The oversight is egregious, according to Markey, because the 16-ounce packages can be screened as easily as carry-on luggage, and by the same machines. With passengers now carrying on bags that weigh 50 pounds or more, most cargo and luggage are the same for screening purposes.

"I can''t help but believe that that is the size of most cargo, and we can screen the bulk of it right now," he said. "It is not a technical issue, it is a cost issue. Both the cargo industry and the Bush administration do not want to spend the extra money to screen cargo, and that combination has made it impossible to give protection to families on commercial planes."

The air cargo industry and Markey are at odds over whether the technology currently exists to screen all air cargo. Markey said that the technology exists to screen all cargo, that it is at least as effective as baggage-screening technology and that it is ready to be deployed. He cited recent testimony before the Select Committee on Homeland Security Subcommittee on Infrastructure and Border Security by Rick Stephens, vice president and general manager of homeland security and services for Boeing Co.

"All problems have been worked out with it and it is now a perfected technology," Markey said. "The technology is available, the equipment is tested and a pool of qualified screeners exists."

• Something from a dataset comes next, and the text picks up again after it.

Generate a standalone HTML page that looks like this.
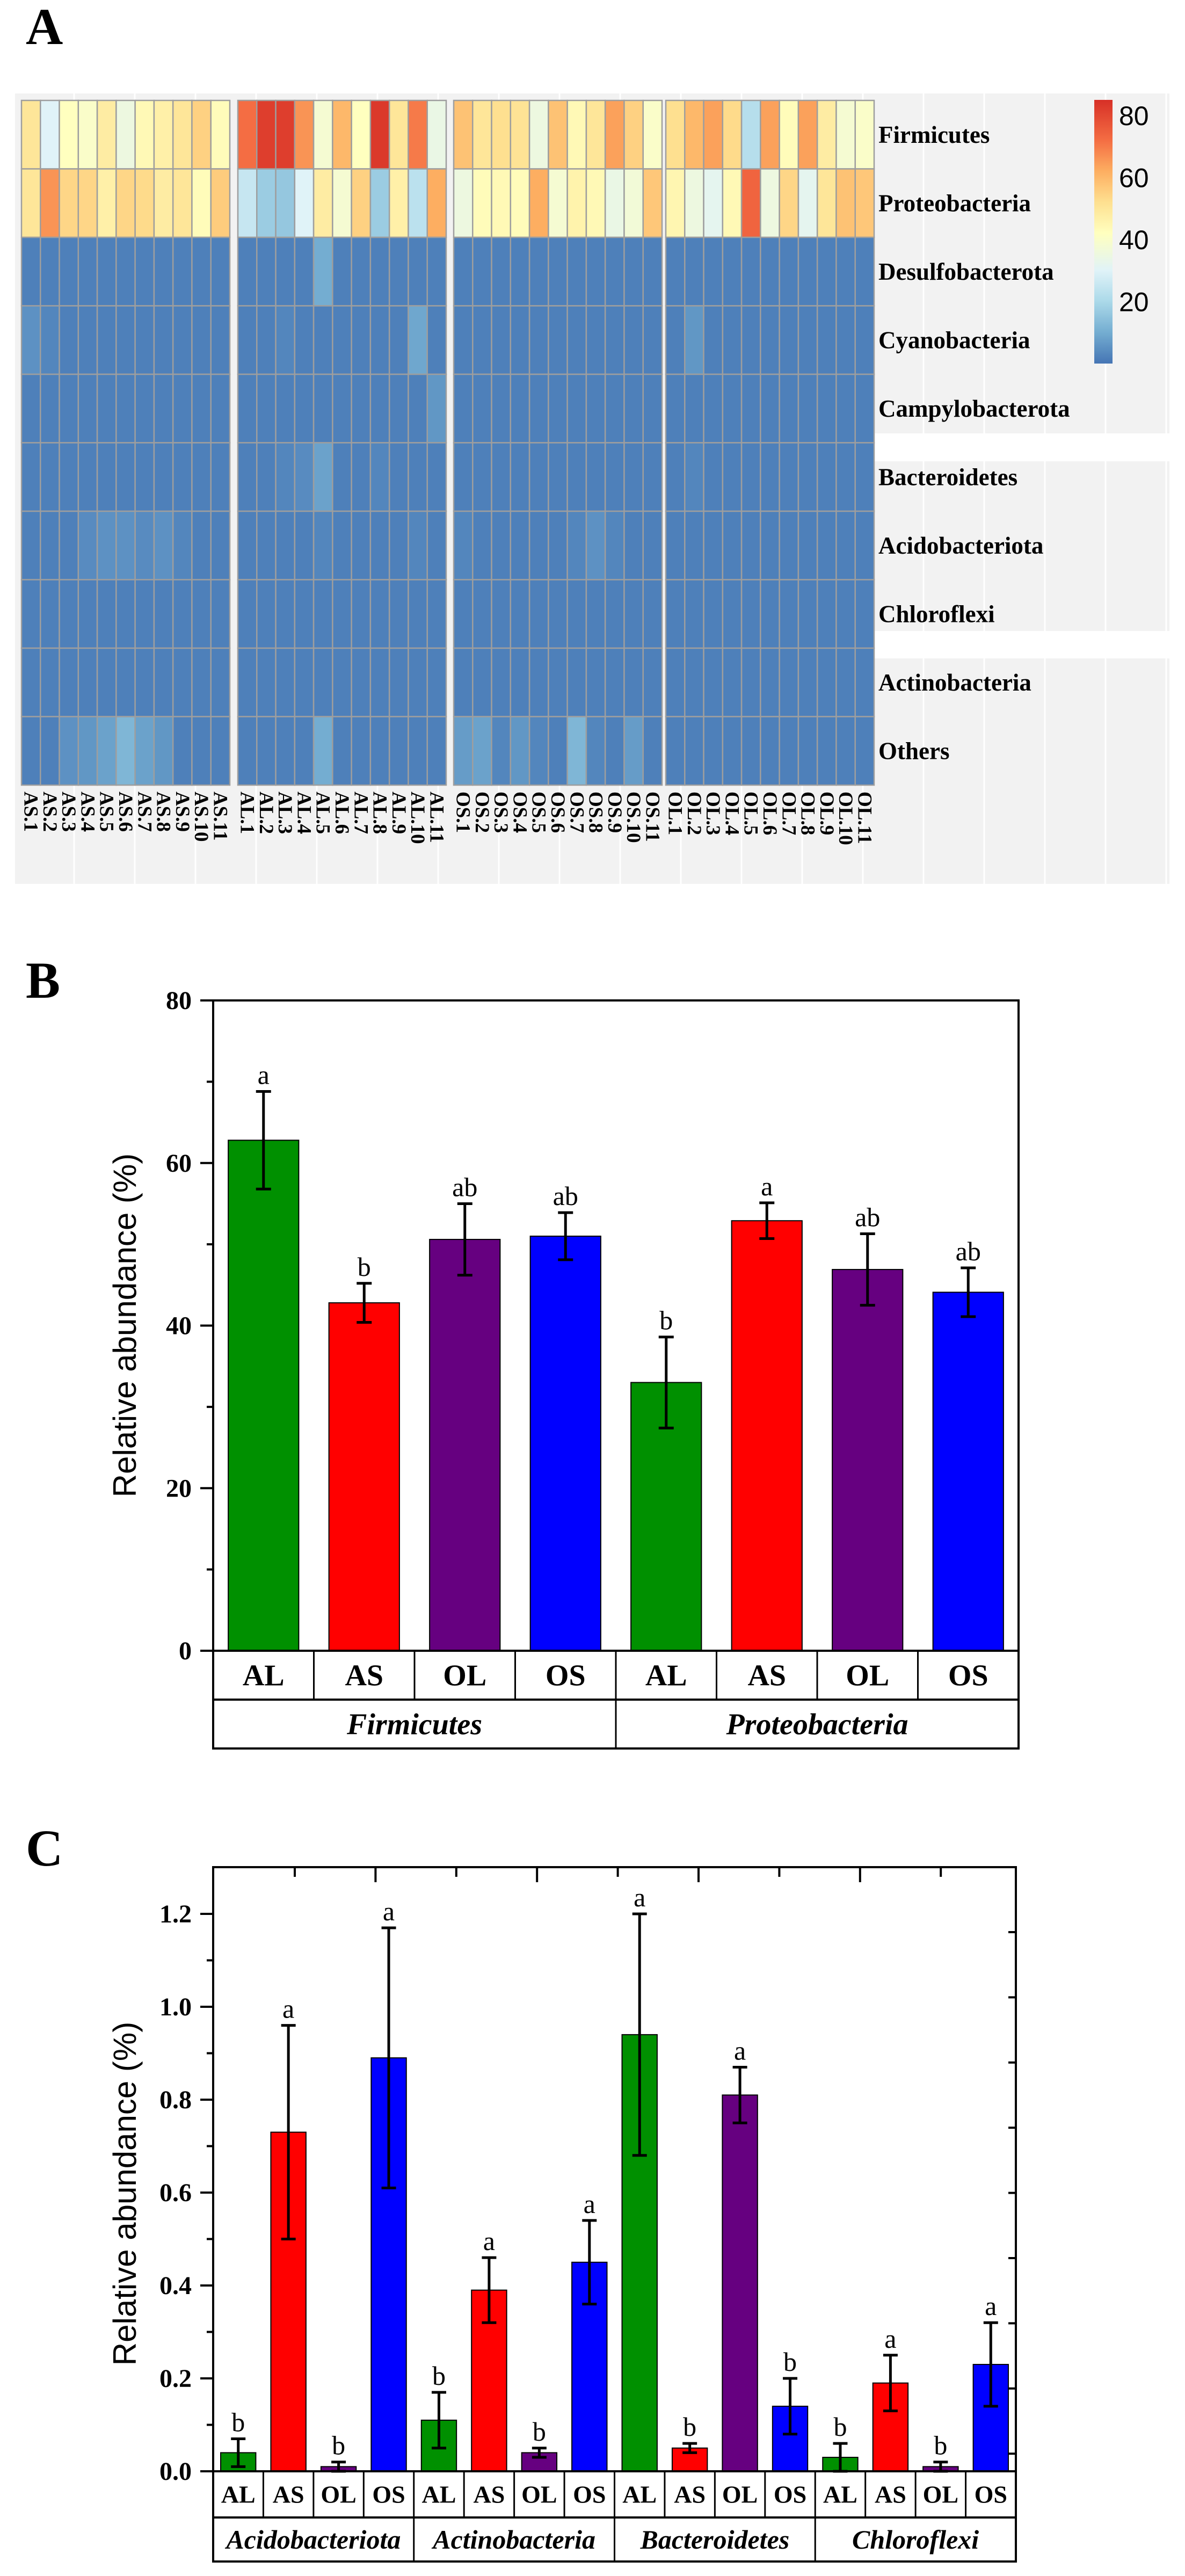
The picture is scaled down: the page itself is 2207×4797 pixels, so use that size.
<!DOCTYPE html>
<html><head><meta charset="utf-8">
<style>
html,body{margin:0;padding:0;background:#fff;}
svg{display:block;}
text{font-family:"Liberation Serif",serif;}
</style></head>
<body>
<svg id="fig" width="2207" height="4797" viewBox="0 0 2207 4797" xmlns="http://www.w3.org/2000/svg">
<rect x="0" y="0" width="2207" height="4797" fill="#fff"/>
<text x="48" y="82" font-size="96" font-weight="bold">A</text>
<text x="48" y="1858" font-size="96" font-weight="bold">B</text>
<text x="48" y="3474" font-size="96" font-weight="bold">C</text>
<g id="heat"></g>
<g id="chartB"></g>
<g id="chartC"></g>
</svg>
<script>
// ---------- Panel A data ----------
const heatRows = ["Firmicutes","Proteobacteria","Desulfobacterota","Cyanobacteria","Campylobacterota","Bacteroidetes","Acidobacteriota","Chloroflexi","Actinobacteria","Others"];
const heatGroups = ["AS","AL","OS","OL"];
const heatFirmicutes = [50,30,42,40,48,35,44,47,50,55,43, 72,82,82,66,38,60,42,83,50,70,34, 58,50,52,51,35,58,44,50,64,55,40, 52,60,64,53,22,64,43,64,48,38,40];
const heatProteo =     [50,66,54,54,47,54,53,48,50,43,56, 25,17,16,30,48,38,55,17,47,23,62, 35,43,44,43,62,38,46,44,34,37,57, 45,35,32,44,74,35,54,32,50,58,57];
const heatDesulfo =    [2,2,2,2,2,2,2,2,2,2,2, 2,2,2,2,10,2,2,2,2,2,2, 2,2,2,2,2,2,2,2,2,2,2, 2,2,2,2,2,2,2,2,2,2,2];
const heatCyano =      [5,3,2,2,2,2,2,2,2,2,2, 2,2,3,2,2,2,2,2,2,9,2, 2,2,2,2,2,2,2,2,2,2,2, 2,6,2,2,2,2,2,2,2,2,2];
const heatCampylo =    [2,2,2,2,2,2,2,2,2,2,2, 2,2,2,2,2,2,2,2,2,2,6, 2,2,2,2,2,2,2,2,2,2,2, 2,2,2,2,2,2,2,2,2,2,2];
const heatBactero =    [2,2,2,2,2,2,2,2,2,2,2, 2,2,3,4,8,2,2,3,2,2,2, 2,2,2,2,2,2,2,2,2,2,2, 2,3,2,2,2,2,2,2,2,2,2];
const heatAcido =      [2,2,2,4,5,5,4,5,3,2,2, 2,2,2,2,3,2,2,2,2,3,2, 3,2,2,2,2,2,3,5,3,2,2, 2,2,2,2,2,2,2,2,2,2,2];
const heatChloro =     [2,2,2,2,2,2,2,2,2,2,2, 2,2,2,2,2,2,2,2,2,2,2, 2,2,2,2,2,2,2,2,2,2,2, 2,2,2,2,2,2,2,2,2,2,2];
const heatActino =     [2,2,2,2,2,2,2,2,2,2,2, 2,2,2,2,2,2,2,2,2,2,2, 2,2,2,2,2,2,2,2,2,2,2, 2,2,2,2,2,2,2,2,2,2,2];
const heatOthers =     [2,2,5,6,8,12,8,6,2,2,2, 2,2,2,2,10,2,2,2,2,2,2, 7,8,3,6,3,2,12,3,2,7,2, 2,2,2,2,2,2,2,2,2,2,2];
const colorbarTicks = [20,40,60,80];

// ---------- Panel B data ----------
const bCats = ["AL","AS","OL","OS","AL","AS","OL","OS"];
const bGroups = ["Firmicutes","Proteobacteria"];
const bValues = [62.8,42.8,50.6,51.0,33.0,52.9,46.9,44.1];
const bErr = [6.0,2.4,4.4,2.9,5.6,2.2,4.4,3.0];
const bLetters = ["a","b","ab","ab","b","a","ab","ab"];
const bTicks = [0,20,40,60,80];
const bMinor = [10,30,50,70];

// ---------- Panel C data ----------
const cCats = ["AL","AS","OL","OS","AL","AS","OL","OS","AL","AS","OL","OS","AL","AS","OL","OS"];
const cGroups = ["Acidobacteriota","Actinobacteria","Bacteroidetes","Chloroflexi"];
const cValues = [0.04,0.73,0.01,0.89, 0.11,0.39,0.04,0.45, 0.94,0.05,0.81,0.14, 0.03,0.19,0.01,0.23];
const cErr = [0.03,0.23,0.01,0.28, 0.06,0.07,0.01,0.09, 0.26,0.01,0.06,0.06, 0.03,0.06,0.01,0.09];
const cLetters = ["b","a","b","a","b","a","b","a","a","b","a","b","b","a","b","a"];
const cTicks = [0,0.2,0.4,0.6,0.8,1.0,1.2];
const cMinor = [0.1,0.3,0.5,0.7,0.9,1.1];

const colors = ["#009000","#ff0000","#660080","#0000ff"];
const NS = "http://www.w3.org/2000/svg";
function mk(parent, tag, attrs, txt){
  const e = document.createElementNS(NS, tag);
  for (const k in attrs) e.setAttribute(k, attrs[k]);
  if (txt !== undefined) e.textContent = txt;
  parent.appendChild(e);
  return e;
}

// ---------- Heatmap ----------
(function(){
  const g = document.getElementById('heat');
  const stops = [[0,[69,117,180]],[10,[116,173,209]],[20,[171,217,233]],[30,[224,243,248]],[42,[255,255,191]],[52,[254,224,144]],[62,[253,174,97]],[72,[244,109,67]],[85,[215,48,39]]];
  function col(v){
    if (v<=stops[0][0]) return 'rgb('+stops[0][1].join(',')+')';
    for (let i=1;i<stops.length;i++){
      if (v<=stops[i][0]){
        const a=stops[i-1], b=stops[i], t=(v-a[0])/(b[0]-a[0]);
        return 'rgb('+a[1].map((c,j)=>Math.round(c+(b[1][j]-c)*t)).join(',')+')';
      }
    }
    return 'rgb('+stops[stops.length-1][1].join(',')+')';
  }
  // background
  const bg = mk(g,'rect',{x:28,y:174,width:2150,height:1472,fill:'#f2f2f2'});
  
  
  for (let x=138; x<2178; x+=113){
    const l = mk(g,'line',{x1:x,y1:174,x2:x,y2:1646,stroke:'#ffffff','stroke-width':3});
    
    
  }
  const wb1 = mk(g,'rect',{x:1626,y:807,width:560,height:52,fill:'#fff'});
  
  
  const wb2 = mk(g,'rect',{x:1626,y:1175,width:560,height:51,fill:'#fff'});
  
  

  const data = [heatFirmicutes,heatProteo,heatDesulfo,heatCyano,heatCampylo,heatBactero,heatAcido,heatChloro,heatActino,heatOthers];
  const blockX = [40,443,845,1240];
  const blockW = 388;
  const cw = blockW/11;
  const top = 187, rh = 127.5;
  for (let r=0;r<data.length;r++){
    for (let i=0;i<data[r].length;i++){
      const b = Math.floor(i/11), k = i%11;
      const c = mk(g,'rect',{x:blockX[b]+k*cw,y:top+r*rh,width:cw,height:rh,fill:col(data[r][i]),stroke:'#9e9e9e','stroke-width':2.5});
      
      
    }
    const t = mk(g,'text',{x:1636,y:top+r*rh+rh/2+15,'font-size':45,'font-weight':'bold'},heatRows[r]);
    
    
  }
  for (let b=0;b<4;b++){
    for (let k=0;k<11;k++){
      const cx = blockX[b]+k*cw+cw/2;
      const t = mk(g,'text',{x:0,y:0,'font-size':37,'font-weight':'bold',transform:'translate('+(cx-12)+',1474) rotate(90)'},heatGroups[b]+'.'+(k+1));
      
      
    }
  }
  // colorbar
  const defs = mk(g,'defs',{});
  const lg = mk(defs,'linearGradient',{id:'cbg',x1:0,y1:1,x2:0,y2:0});
  const vmax = 85;
  for (const s of stops){ mk(lg,'stop',{offset:(s[0]/vmax),'stop-color':col(s[0])}); }
  const cbTop = 186, cbBot = 677;
  const cbScale = v => cbBot - (v/vmax)*(cbBot-cbTop);
  const cb = mk(g,'rect',{x:2038,y:cbTop,width:34,height:cbBot-cbTop,fill:'url(#cbg)'});
  
  
  for (const v of colorbarTicks){
    const t = mk(g,'text',{x:2084,y:cbScale(v)+18,'font-size':50,style:'font-family:"Liberation Sans",sans-serif'},String(v));
    
    
  }
})();

function drawBar(gid, cfg){
  const g = document.getElementById(gid);
  const {x0,x1,yZero,yTop,ppu,cats,groups,values,errs,letters,ticks,minor,fmt,catFont,grpFont,catRowH,grpRowH,capW,titleY} = cfg;
  const n = cats.length, cw=(x1-x0)/n, bw=cw*0.70;
  const y = v => yZero - v*ppu;
  const xc = i => x0 + cw*i + cw/2;
  // bars
  for (let i=0;i<n;i++){
    const v=values[i], e=errs[i];
    const r = mk(g,'rect',{x:xc(i)-bw/2,y:y(v),width:bw,height:yZero-y(v),fill:colors[i%4],stroke:'#000','stroke-width':2});
    
    
    const hi=y(v+e), lo=y(Math.max(0,v-e));
    const eb = mk(g,'path',{d:'M'+xc(i)+' '+hi+'V'+lo+'M'+(xc(i)-capW/2)+' '+hi+'H'+(xc(i)+capW/2)+'M'+(xc(i)-capW/2)+' '+lo+'H'+(xc(i)+capW/2),stroke:'#000','stroke-width':5,fill:'none'});
    
    
    const lt = mk(g,'text',{x:xc(i),y:hi-14,'font-size':50,'text-anchor':'middle'},letters[i]);
    
    
  }
  // axis frame
  const fr = mk(g,'rect',{x:x0,y:yTop,width:x1-x0,height:yZero-yTop,fill:'none',stroke:'#000','stroke-width':4});
  
  
  for (const t of ticks){
    const tk = mk(g,'line',{x1:x0-24,y1:y(t),x2:x0,y2:y(t),stroke:'#000','stroke-width':4});
    
    
    const tl = mk(g,'text',{x:x0-40,y:y(t)+16,'font-size':48,'font-weight':'bold','text-anchor':'end'},fmt(t));
    
    
  }
  for (const t of minor){
    const tk = mk(g,'line',{x1:x0-12,y1:y(t),x2:x0,y2:y(t),stroke:'#000','stroke-width':4});
    
    
  }
  // category table
  const tb = mk(g,'rect',{x:x0,y:yZero,width:x1-x0,height:catRowH+grpRowH,fill:'none',stroke:'#000','stroke-width':4});
  
  
  mk(g,'line',{x1:x0,y1:yZero+catRowH,x2:x1,y2:yZero+catRowH,stroke:'#000','stroke-width':4});
  for (let i=1;i<n;i++){
    const full = (i%4===0);
    mk(g,'line',{x1:x0+cw*i,y1:yZero,x2:x0+cw*i,y2:yZero+catRowH+(full?grpRowH:0),stroke:'#000','stroke-width':3});
  }
  for (let i=0;i<n;i++){
    const t = mk(g,'text',{x:xc(i),y:yZero+catRowH/2+catFont*0.34,'font-size':catFont,'font-weight':'bold','text-anchor':'middle'},cats[i]);
    
    
  }
  const gw = (x1-x0)/groups.length;
  for (let j=0;j<groups.length;j++){
    const t = mk(g,'text',{x:x0+gw*j+gw/2,y:yZero+catRowH+grpRowH/2+grpFont*0.34,'font-size':grpFont,'font-weight':'bold','font-style':'italic','text-anchor':'middle'},groups[j]);
    
    
  }
  const yt = mk(g,'text',{x:0,y:0,'font-size':60,'text-anchor':'middle',style:'font-family:"Liberation Sans",sans-serif',transform:'translate(253,'+titleY+') rotate(-90)'},'Relative abundance (%)');
  
  
  return g;
}

drawBar('chartB',{x0:397,x1:1897,yZero:3074,yTop:1863,ppu:(3074-1863)/80,cats:bCats,groups:bGroups,values:bValues,errs:bErr,letters:bLetters,ticks:bTicks,minor:bMinor,fmt:v=>String(v),catFont:56,grpFont:56,catRowH:91,grpRowH:91,capW:28,titleY:2468});
const gC = drawBar('chartC',{x0:397,x1:1892,yZero:4602,yTop:3477,ppu:865,cats:cCats,groups:cGroups,values:cValues,errs:cErr,letters:cLetters,ticks:cTicks,minor:cMinor,fmt:v=>v.toFixed(1),catFont:46,grpFont:50,catRowH:86,grpRowH:82,capW:27,titleY:4085});
// decorative top / right ticks of panel C
for (let k=0;k<9;k++){
  const x = 549 + k*150.4;
  const t = mk(gC,'line',{x1:x,y1:3477,x2:x,y2:3477+(k%2===1?28:18),stroke:'#000','stroke-width':4});
  
  
}
for (let k=0;k<9;k++){
  const yy = 3598 + k*121.4;
  const t = mk(gC,'line',{x1:1892-14,y1:yy,x2:1892,y2:yy,stroke:'#000','stroke-width':4});
  
  
}
</script>
</body></html>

In his July 23 testimony before Markey''s committee, Stephens didn''t say that technology for screening all air cargo is ready to be deployed, but he suggested that it soon could be developed. Boeing''s skills in developing integrated advanced systems for defense, space and other customers, Stephens testified, "are directly applicable to solving large, complex problems the U.S. faces in its homeland security mission." He said Boeing, working with local, state, federal and industry stakeholders, helped airports meet the U.S. deadline to screen all checked baggage by Dec. 31, 2002, in only 207 days. Within that time frame, Stephens said, Boeing''s project team trained more than 25,000 baggage screeners, surveyed sites, developed final designs, modified facilities and installed more than 6,000 explosive-detection systems at 439 U.S. commercial airports.

Air cargo industry officials have ripped the Markey-Shays amendment as an unfunded mandate, but Markey said the money for screening likely would come from cargo fees and/or taxpayer revenues. Why, for safety''s sake, Markey wants to know, shouldn''t shippers pay 25 cents more per crustacean when shipping 50 pounds of lobster from Boston to restaurants in California? For that matter, why should inanimate objects shipped as cargo not get the same scrutiny as people?

"Each of us pays a small fee when we get on planes now and it is worth it," he said. "If humans have to pay it why should cargo be exempt?"

Some in the air cargo industry fear that Markey''s amendment is the first step towards a total ban on cargo in passenger planes. In his letters to Ridge, Markey seems to embrace the idea. Stating that Ridge had indicated that screening cargo was a "secondary requirement in the Aviation and Transportation Security Act," Markey wrote, "if cargo were not carried on aircraft the issue would lose much of its urgency.

Markey insists he does not want to ban cargo on passenger planes. "My objective is just to see all cargo screened," he said.